Output the first line of the listing and each line after it, up to and including the line that contains "import pandas as pd", exactly as written, minus the pictures.
[Begin]
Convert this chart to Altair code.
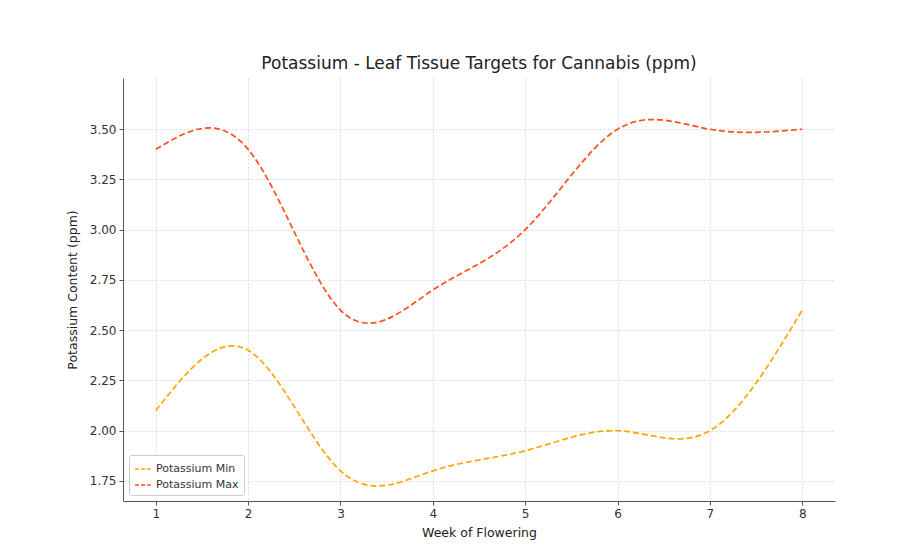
import altair as alt
import pandas as pd

weeks = [1, 2, 3, 4, 5, 6, 7, 8]
k_min = [2.1, 2.4, 1.8, 1.8, 1.9, 2.0, 2.0, 2.6]
k_max = [3.4, 3.4, 2.6, 2.7, 3.0, 3.5, 3.5, 3.5]
series_names = ["Potassium Min", "Potassium Max"]
colors = ["#FFA500", "#FF4F1A"]
y_ticks = [1.75, 2.0, 2.25, 2.5, 2.75, 3.0, 3.25, 3.5]

rows = []
for w, v in zip(weeks, k_min):
    rows.append({"week": w, "value": v, "series": series_names[0]})
for w, v in zip(weeks, k_max):
    rows.append({"week": w, "value": v, "series": series_names[1]})
df = pd.DataFrame(rows)

FONT = "DejaVu Sans"

chart = alt.Chart(df).mark_line(
    interpolate="natural", strokeDash=[6, 3], strokeWidth=1.7
).encode(
    x=alt.X("week:Q", title="Week of Flowering",
            scale=alt.Scale(domain=[0.645, 8.355], nice=False, zero=False),
            axis=alt.Axis(values=weeks, format="d")),
    y=alt.Y("value:Q", title="Potassium Content (ppm)",
            scale=alt.Scale(domain=[1.65, 3.755], nice=False, zero=False),
            axis=alt.Axis(values=y_ticks, format=".2f")),
    color=alt.Color("series:N", sort=series_names,
                    scale=alt.Scale(domain=series_names, range=colors),
                    legend=alt.Legend(title=None, orient="bottom-left",
                                      symbolType="stroke", symbolDash=[4, 2],
                                      symbolStrokeWidth=1.6, symbolSize=250,
                                      labelFontSize=11, labelFont=FONT,
                                      labelColor="#333", rowPadding=2,
                                      padding=5, offset=6,
                                      strokeColor="#ccc", fillColor="white",
                                      cornerRadius=2)),
    order="series:N",
).properties(
    width=712, height=423,
    background="white",
    title=alt.TitleParams("Potassium - Leaf Tissue Targets for Cannabis (ppm)",
                          font=FONT, fontSize=17, fontWeight="normal",
                          color="#222", offset=5, anchor="middle"),
    autosize=alt.AutoSizeParams(type="none"),
    padding={"left": 115, "top": 70, "right": 60, "bottom": 40},
).configure_view(
    stroke=None
).configure_axis(
    labelFont=FONT, titleFont=FONT, labelFontSize=12, titleFontSize=12.5,
    titleFontWeight="normal", labelColor="#333", titleColor="#222",
    domainColor="#555", tickColor="#555", tickSize=4,
    gridColor="#d0d0d0", gridDash=[2, 2], gridWidth=0.8,
    labelPadding=3,
).configure_axisX(
    titlePadding=7
).configure_axisY(
    titlePadding=10
)

chart.save("out.html", embed_options={"renderer": "svg", "actions": False})
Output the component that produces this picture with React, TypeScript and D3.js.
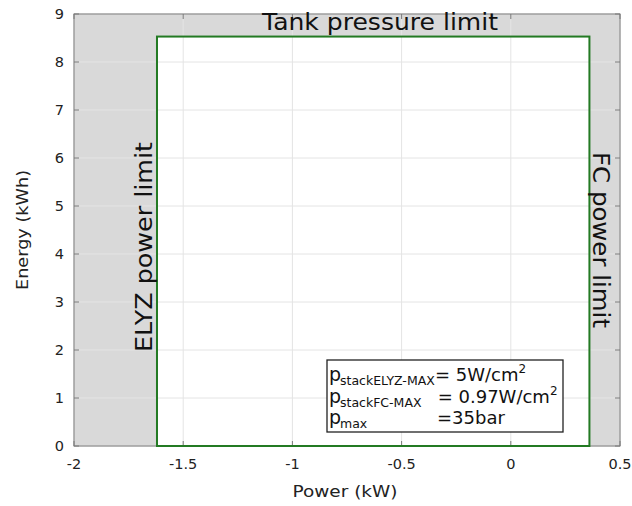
[End]
Answer to this problem:
Convert this chart to Altair code.
import altair as alt
import pandas as pd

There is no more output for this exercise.